(Records contained in a dataset)
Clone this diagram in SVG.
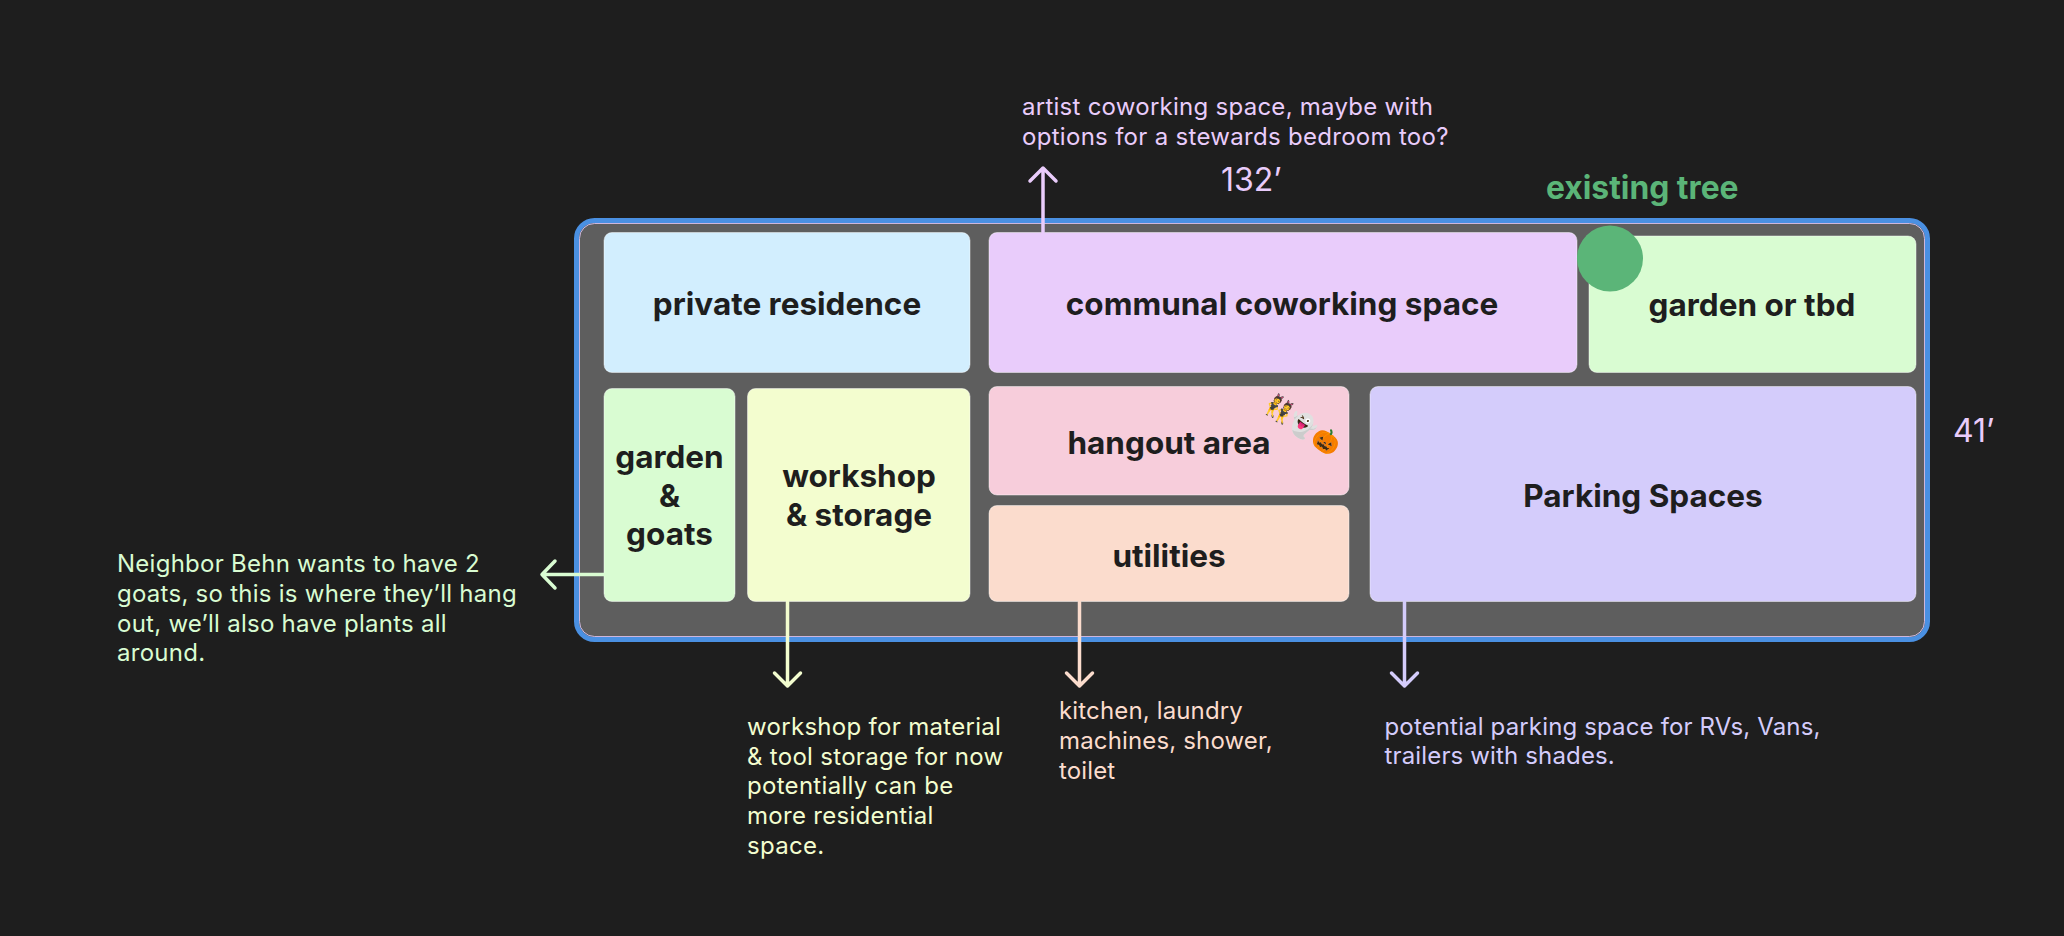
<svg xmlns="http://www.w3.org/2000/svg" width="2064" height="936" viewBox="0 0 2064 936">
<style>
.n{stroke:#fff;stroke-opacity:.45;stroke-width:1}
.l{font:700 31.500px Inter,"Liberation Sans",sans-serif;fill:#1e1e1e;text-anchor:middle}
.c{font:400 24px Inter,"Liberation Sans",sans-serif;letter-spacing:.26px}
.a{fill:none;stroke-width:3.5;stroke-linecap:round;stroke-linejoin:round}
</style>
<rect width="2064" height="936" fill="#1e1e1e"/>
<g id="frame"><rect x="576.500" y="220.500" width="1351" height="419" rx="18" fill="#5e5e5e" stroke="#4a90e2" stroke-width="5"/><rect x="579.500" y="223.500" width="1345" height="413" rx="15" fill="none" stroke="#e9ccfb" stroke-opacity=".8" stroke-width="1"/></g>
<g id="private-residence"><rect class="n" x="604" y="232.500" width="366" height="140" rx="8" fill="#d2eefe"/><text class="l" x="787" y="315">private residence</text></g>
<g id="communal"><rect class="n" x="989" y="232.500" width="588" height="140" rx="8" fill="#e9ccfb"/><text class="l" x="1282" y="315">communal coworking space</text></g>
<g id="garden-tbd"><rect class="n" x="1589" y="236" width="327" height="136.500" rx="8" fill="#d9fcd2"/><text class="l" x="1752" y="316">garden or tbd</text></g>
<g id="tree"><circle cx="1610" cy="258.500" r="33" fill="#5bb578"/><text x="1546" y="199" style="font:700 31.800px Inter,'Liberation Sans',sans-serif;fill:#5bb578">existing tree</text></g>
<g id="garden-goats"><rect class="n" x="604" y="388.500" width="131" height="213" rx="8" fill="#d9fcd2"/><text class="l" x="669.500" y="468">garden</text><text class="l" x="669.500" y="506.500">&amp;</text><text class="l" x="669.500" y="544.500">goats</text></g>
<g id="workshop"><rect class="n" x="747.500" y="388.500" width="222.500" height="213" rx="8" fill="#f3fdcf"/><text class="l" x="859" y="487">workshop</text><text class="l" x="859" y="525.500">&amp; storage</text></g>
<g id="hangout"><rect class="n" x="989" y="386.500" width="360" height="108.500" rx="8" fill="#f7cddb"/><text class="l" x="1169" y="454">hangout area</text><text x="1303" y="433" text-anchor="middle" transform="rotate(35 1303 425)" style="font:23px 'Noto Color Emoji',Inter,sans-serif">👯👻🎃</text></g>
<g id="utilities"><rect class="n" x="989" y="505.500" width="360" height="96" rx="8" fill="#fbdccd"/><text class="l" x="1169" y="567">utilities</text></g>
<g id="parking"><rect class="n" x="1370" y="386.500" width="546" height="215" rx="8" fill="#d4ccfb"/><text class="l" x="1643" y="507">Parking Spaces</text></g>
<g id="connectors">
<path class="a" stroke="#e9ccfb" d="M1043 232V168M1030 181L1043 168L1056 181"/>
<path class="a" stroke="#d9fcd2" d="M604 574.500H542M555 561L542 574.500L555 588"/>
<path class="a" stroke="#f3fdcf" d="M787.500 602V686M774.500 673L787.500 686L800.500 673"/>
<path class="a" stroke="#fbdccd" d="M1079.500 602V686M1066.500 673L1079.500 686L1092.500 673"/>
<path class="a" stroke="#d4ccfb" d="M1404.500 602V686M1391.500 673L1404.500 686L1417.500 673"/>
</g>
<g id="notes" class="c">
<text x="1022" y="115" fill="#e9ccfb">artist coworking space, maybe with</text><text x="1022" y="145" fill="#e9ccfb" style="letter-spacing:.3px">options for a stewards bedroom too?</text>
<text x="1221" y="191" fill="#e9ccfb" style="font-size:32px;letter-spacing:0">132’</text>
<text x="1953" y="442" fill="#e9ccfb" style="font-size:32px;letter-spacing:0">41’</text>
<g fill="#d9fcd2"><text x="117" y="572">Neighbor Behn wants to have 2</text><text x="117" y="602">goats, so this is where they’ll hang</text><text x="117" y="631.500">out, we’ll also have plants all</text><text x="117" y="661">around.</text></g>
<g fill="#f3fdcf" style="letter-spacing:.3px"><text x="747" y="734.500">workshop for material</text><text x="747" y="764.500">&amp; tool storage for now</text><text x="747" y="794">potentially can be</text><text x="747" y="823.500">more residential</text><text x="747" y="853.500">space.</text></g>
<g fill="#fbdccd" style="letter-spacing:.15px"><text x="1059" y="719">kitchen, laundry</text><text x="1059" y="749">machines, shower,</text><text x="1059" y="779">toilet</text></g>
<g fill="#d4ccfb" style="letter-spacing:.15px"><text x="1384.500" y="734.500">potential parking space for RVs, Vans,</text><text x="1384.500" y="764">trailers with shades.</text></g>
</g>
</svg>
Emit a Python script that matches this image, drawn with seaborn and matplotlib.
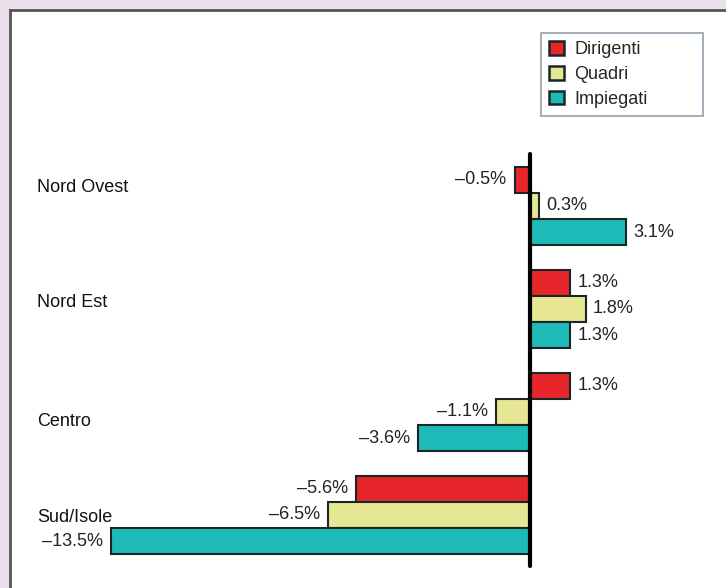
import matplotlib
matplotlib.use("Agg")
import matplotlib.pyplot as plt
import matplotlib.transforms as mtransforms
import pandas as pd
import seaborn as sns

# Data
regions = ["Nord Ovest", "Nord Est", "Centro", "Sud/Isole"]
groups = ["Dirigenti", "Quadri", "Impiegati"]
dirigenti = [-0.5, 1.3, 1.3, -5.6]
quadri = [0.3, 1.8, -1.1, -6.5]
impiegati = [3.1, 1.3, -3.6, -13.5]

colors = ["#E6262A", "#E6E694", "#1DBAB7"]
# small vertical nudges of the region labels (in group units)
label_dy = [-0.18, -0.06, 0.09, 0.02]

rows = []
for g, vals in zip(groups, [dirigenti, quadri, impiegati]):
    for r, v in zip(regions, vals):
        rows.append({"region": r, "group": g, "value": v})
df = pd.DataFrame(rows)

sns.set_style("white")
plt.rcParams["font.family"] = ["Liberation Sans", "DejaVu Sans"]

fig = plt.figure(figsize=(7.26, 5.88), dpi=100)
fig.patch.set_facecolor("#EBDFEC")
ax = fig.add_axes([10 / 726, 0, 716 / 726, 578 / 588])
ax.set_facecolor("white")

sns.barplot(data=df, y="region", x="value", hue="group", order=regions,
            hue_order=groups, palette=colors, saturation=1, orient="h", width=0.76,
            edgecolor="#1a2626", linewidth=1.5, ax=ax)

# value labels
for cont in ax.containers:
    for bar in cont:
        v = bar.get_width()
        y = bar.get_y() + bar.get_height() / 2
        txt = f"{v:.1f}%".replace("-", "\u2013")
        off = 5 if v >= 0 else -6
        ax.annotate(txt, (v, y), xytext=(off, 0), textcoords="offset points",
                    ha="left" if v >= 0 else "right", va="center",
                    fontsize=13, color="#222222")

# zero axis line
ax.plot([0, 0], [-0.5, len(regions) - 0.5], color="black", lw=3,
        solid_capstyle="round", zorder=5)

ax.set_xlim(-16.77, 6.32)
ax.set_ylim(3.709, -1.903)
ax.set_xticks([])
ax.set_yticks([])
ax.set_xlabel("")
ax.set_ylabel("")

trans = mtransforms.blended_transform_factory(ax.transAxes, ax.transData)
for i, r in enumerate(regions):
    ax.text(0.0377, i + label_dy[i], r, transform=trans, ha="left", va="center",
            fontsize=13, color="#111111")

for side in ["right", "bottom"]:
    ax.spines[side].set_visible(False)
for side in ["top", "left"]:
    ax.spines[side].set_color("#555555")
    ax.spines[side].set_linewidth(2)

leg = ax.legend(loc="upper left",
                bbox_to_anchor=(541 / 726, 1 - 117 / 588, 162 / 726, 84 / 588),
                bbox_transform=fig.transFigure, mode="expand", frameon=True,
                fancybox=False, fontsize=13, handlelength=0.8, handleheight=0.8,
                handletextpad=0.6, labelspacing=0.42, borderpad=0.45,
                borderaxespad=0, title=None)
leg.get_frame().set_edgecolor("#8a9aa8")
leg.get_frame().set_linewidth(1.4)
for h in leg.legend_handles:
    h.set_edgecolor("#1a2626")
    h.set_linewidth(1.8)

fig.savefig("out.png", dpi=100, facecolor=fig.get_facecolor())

* **Exercise**:
Set down, word for word, the lines from the one holding "Emit a Python" through the one holding "label_dy = [-0.18, -0.06, 0.09, 0.02]". Skip the pictures.

* **Finished answer**:
Emit a Python script that matches this image, drawn with seaborn and matplotlib.
import matplotlib
matplotlib.use("Agg")
import matplotlib.pyplot as plt
import matplotlib.transforms as mtransforms
import pandas as pd
import seaborn as sns

# Data
regions = ["Nord Ovest", "Nord Est", "Centro", "Sud/Isole"]
groups = ["Dirigenti", "Quadri", "Impiegati"]
dirigenti = [-0.5, 1.3, 1.3, -5.6]
quadri = [0.3, 1.8, -1.1, -6.5]
impiegati = [3.1, 1.3, -3.6, -13.5]

colors = ["#E6262A", "#E6E694", "#1DBAB7"]
# small vertical nudges of the region labels (in group units)
label_dy = [-0.18, -0.06, 0.09, 0.02]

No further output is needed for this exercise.